-- Begin RECORD EXTRACTS --

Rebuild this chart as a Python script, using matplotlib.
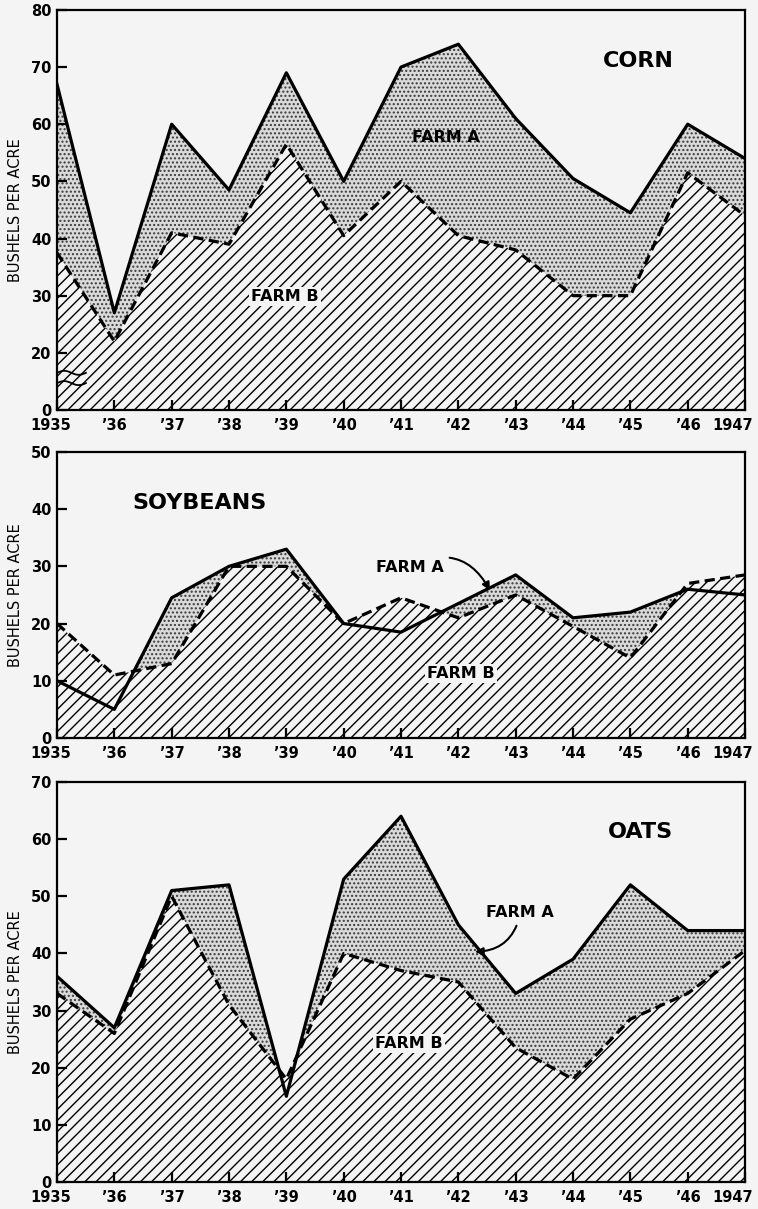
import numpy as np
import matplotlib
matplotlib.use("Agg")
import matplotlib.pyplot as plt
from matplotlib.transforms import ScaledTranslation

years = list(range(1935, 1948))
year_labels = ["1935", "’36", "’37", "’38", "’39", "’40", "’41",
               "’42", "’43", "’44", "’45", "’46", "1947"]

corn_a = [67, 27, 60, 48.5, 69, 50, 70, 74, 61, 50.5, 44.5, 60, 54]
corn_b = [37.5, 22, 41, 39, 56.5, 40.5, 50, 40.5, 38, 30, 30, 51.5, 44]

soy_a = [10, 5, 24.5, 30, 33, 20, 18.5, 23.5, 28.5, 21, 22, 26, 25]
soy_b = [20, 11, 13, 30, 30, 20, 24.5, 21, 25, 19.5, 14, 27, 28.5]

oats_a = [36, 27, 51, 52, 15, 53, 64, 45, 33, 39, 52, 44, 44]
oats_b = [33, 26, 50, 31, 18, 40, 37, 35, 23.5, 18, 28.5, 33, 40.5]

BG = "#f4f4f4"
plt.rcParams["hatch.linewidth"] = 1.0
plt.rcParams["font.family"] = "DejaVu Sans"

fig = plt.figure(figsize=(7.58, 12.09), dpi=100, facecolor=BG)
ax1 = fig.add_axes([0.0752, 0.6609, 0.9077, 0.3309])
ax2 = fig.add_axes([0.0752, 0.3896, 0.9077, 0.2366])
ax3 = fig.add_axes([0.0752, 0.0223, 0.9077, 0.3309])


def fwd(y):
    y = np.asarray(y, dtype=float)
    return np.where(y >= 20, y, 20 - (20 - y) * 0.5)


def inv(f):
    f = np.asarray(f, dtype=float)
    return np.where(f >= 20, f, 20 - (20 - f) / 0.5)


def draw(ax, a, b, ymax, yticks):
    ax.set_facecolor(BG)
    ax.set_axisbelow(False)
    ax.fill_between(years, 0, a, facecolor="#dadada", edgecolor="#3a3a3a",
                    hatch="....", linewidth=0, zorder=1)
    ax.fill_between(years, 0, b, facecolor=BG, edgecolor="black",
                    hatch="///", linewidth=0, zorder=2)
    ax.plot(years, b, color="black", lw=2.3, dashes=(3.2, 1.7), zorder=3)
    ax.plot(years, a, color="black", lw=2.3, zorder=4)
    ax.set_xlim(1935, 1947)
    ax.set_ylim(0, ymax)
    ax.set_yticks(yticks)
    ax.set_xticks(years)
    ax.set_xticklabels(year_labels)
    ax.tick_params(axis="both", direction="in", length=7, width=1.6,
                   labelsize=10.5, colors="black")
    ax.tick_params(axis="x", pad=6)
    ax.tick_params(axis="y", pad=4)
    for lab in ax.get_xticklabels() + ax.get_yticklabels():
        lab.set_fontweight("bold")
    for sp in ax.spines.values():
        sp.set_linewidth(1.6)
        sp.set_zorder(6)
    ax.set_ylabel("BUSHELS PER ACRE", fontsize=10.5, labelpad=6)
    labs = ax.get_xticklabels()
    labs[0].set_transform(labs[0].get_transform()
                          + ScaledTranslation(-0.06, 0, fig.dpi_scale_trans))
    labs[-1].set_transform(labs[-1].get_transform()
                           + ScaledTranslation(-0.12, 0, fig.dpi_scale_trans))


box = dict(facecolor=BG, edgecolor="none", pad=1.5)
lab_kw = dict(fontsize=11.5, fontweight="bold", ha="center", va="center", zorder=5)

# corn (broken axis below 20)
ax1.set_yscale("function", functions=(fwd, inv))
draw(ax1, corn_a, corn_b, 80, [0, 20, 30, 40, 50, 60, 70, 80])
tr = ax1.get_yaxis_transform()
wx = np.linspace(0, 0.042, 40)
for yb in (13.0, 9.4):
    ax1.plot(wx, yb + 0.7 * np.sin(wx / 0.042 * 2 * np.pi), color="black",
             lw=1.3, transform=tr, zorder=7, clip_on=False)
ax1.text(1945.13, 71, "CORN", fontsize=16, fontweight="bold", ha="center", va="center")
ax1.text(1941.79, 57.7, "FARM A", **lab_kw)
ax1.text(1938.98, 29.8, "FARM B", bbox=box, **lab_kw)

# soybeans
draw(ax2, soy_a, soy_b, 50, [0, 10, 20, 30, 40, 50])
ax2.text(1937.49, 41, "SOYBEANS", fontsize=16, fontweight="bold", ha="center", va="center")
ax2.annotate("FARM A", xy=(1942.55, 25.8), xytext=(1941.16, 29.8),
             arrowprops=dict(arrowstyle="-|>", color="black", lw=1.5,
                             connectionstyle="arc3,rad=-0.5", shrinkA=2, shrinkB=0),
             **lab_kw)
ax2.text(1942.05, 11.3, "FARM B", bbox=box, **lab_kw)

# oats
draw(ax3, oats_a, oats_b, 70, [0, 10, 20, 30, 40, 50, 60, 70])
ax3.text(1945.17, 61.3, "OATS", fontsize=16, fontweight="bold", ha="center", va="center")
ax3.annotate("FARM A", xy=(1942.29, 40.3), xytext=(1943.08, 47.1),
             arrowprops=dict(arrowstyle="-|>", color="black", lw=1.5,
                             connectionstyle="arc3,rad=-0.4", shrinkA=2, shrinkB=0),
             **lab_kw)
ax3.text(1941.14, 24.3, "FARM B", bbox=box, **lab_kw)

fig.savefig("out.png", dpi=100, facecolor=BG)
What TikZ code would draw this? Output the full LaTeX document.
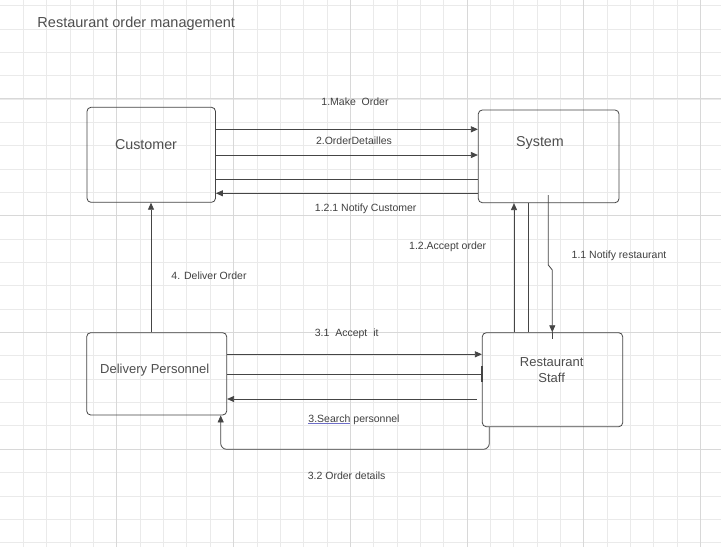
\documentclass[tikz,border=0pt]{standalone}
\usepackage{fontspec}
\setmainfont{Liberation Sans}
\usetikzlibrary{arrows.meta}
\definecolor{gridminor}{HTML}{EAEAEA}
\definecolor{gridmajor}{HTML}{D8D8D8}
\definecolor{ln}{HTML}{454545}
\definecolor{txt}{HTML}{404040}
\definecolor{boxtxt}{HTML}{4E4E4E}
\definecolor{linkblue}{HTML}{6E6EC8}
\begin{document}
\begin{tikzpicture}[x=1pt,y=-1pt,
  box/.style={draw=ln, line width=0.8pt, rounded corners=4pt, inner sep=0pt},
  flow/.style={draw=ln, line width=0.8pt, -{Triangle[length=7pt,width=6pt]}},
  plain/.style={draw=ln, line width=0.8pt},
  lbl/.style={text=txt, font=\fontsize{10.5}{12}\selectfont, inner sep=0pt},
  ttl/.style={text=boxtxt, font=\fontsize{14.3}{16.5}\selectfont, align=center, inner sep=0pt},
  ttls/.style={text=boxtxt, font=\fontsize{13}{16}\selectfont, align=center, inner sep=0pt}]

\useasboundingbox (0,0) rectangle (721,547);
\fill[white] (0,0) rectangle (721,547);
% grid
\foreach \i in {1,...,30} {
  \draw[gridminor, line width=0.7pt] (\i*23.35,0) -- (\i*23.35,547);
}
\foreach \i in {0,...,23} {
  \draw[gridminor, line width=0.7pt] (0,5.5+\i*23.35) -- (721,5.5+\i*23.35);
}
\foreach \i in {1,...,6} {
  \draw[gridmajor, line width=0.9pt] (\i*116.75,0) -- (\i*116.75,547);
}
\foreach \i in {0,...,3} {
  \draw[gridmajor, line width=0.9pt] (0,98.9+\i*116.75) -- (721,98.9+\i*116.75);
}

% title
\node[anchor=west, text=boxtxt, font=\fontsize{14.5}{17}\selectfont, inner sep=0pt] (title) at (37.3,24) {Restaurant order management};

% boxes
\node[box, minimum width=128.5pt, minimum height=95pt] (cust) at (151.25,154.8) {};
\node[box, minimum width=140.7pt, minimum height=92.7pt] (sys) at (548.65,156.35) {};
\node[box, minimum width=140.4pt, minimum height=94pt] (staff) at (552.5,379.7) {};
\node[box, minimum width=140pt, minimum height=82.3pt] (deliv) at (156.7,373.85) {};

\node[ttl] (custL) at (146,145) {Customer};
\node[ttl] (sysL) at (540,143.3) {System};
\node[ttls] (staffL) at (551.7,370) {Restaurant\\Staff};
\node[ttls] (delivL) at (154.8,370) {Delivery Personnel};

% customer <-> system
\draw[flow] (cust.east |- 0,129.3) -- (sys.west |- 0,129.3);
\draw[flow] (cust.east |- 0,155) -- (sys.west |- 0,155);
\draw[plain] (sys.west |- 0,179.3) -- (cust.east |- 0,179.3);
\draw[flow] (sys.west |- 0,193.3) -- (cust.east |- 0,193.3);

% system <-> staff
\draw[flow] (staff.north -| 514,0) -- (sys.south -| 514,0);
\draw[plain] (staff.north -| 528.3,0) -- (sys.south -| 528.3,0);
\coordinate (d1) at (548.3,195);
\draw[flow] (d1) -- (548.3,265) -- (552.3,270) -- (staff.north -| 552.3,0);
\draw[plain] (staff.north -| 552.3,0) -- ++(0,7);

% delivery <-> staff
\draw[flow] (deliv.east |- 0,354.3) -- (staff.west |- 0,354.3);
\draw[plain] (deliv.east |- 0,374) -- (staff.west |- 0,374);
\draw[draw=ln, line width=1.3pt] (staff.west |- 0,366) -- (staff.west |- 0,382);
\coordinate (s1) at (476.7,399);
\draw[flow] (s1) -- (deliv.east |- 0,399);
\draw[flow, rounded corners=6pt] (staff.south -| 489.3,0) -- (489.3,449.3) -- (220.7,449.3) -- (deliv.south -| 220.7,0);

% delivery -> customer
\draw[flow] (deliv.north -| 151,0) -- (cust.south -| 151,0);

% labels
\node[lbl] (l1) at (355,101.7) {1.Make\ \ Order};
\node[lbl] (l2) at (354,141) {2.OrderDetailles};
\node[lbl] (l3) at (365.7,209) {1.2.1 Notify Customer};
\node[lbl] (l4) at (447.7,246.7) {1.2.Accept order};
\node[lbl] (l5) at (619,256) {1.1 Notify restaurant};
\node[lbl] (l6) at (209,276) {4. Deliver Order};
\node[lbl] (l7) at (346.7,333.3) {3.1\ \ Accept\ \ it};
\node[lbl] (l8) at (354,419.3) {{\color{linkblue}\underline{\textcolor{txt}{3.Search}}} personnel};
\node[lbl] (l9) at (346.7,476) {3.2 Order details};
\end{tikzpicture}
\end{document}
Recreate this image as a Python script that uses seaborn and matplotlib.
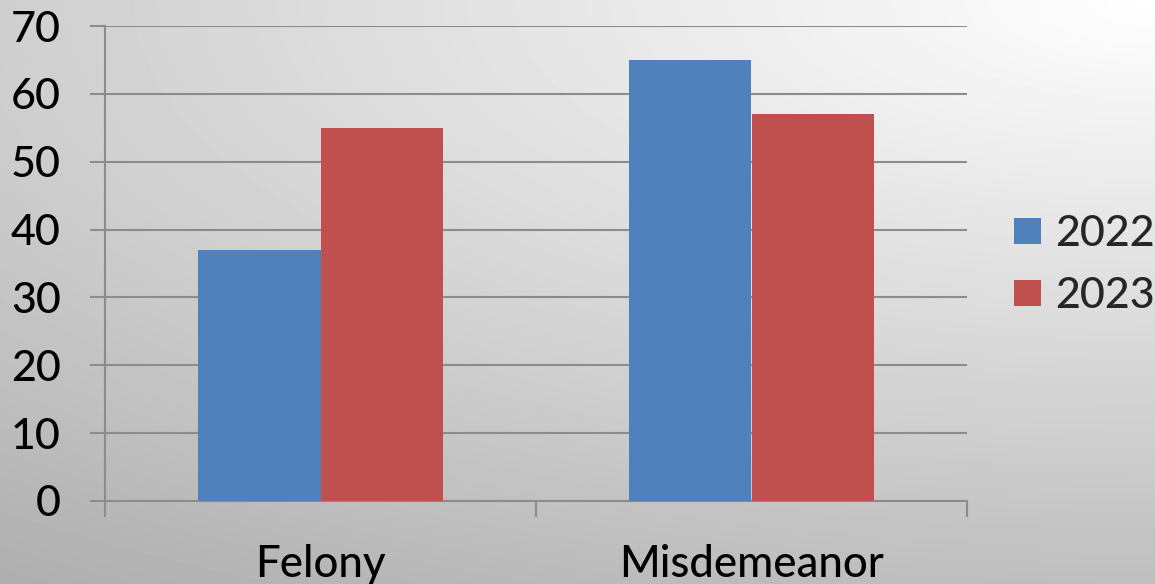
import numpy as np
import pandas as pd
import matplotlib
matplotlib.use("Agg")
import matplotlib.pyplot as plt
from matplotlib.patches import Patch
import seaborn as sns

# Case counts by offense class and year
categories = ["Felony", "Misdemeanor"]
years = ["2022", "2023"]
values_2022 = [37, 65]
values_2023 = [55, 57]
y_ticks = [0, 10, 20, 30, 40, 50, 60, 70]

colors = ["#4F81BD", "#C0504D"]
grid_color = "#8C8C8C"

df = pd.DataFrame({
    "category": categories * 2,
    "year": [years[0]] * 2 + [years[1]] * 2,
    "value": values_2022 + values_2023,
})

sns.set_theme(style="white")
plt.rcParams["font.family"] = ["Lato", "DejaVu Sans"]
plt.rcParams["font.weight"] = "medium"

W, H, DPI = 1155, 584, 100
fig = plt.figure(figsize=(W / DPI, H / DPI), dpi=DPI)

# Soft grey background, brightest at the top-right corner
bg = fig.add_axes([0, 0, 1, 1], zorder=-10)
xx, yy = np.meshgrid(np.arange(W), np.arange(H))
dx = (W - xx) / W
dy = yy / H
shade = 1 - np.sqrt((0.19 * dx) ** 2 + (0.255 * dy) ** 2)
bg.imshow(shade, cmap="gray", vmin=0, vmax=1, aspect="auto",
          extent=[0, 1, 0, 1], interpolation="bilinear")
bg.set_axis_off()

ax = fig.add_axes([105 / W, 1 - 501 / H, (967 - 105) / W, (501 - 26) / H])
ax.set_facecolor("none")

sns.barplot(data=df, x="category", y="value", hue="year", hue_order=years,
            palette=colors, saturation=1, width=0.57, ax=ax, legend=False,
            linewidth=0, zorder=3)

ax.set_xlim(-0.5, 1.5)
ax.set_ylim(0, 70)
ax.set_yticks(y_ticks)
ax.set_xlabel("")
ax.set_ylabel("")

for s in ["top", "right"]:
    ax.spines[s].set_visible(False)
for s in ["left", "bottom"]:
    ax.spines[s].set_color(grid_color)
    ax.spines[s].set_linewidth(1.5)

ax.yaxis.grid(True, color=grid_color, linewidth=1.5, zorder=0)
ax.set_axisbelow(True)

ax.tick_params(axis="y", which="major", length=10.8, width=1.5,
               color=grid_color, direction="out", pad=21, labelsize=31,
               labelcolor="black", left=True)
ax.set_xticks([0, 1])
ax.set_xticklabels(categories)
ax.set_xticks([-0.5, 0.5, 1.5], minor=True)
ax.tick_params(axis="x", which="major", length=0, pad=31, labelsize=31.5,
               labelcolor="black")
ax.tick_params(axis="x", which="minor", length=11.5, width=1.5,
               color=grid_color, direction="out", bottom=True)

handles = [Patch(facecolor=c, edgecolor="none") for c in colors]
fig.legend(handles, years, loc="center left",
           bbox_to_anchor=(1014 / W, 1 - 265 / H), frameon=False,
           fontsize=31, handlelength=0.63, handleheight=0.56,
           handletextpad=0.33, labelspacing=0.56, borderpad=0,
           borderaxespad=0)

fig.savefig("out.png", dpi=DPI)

-- End RECORD EXTRACTS --

- THE TASK
Above are some records. Output exactly the lines from the one that contains "Recreate this image" to the one that contains "linewidth=0, zorder=3)", keeping both, and omit the pictures.

- EXERCISE SOLUTION
Recreate this image as a Python script that uses seaborn and matplotlib.
import numpy as np
import pandas as pd
import matplotlib
matplotlib.use("Agg")
import matplotlib.pyplot as plt
from matplotlib.patches import Patch
import seaborn as sns

# Case counts by offense class and year
categories = ["Felony", "Misdemeanor"]
years = ["2022", "2023"]
values_2022 = [37, 65]
values_2023 = [55, 57]
y_ticks = [0, 10, 20, 30, 40, 50, 60, 70]

colors = ["#4F81BD", "#C0504D"]
grid_color = "#8C8C8C"

df = pd.DataFrame({
    "category": categories * 2,
    "year": [years[0]] * 2 + [years[1]] * 2,
    "value": values_2022 + values_2023,
})

sns.set_theme(style="white")
plt.rcParams["font.family"] = ["Lato", "DejaVu Sans"]
plt.rcParams["font.weight"] = "medium"

W, H, DPI = 1155, 584, 100
fig = plt.figure(figsize=(W / DPI, H / DPI), dpi=DPI)

# Soft grey background, brightest at the top-right corner
bg = fig.add_axes([0, 0, 1, 1], zorder=-10)
xx, yy = np.meshgrid(np.arange(W), np.arange(H))
dx = (W - xx) / W
dy = yy / H
shade = 1 - np.sqrt((0.19 * dx) ** 2 + (0.255 * dy) ** 2)
bg.imshow(shade, cmap="gray", vmin=0, vmax=1, aspect="auto",
          extent=[0, 1, 0, 1], interpolation="bilinear")
bg.set_axis_off()

ax = fig.add_axes([105 / W, 1 - 501 / H, (967 - 105) / W, (501 - 26) / H])
ax.set_facecolor("none")

sns.barplot(data=df, x="category", y="value", hue="year", hue_order=years,
            palette=colors, saturation=1, width=0.57, ax=ax, legend=False,
            linewidth=0, zorder=3)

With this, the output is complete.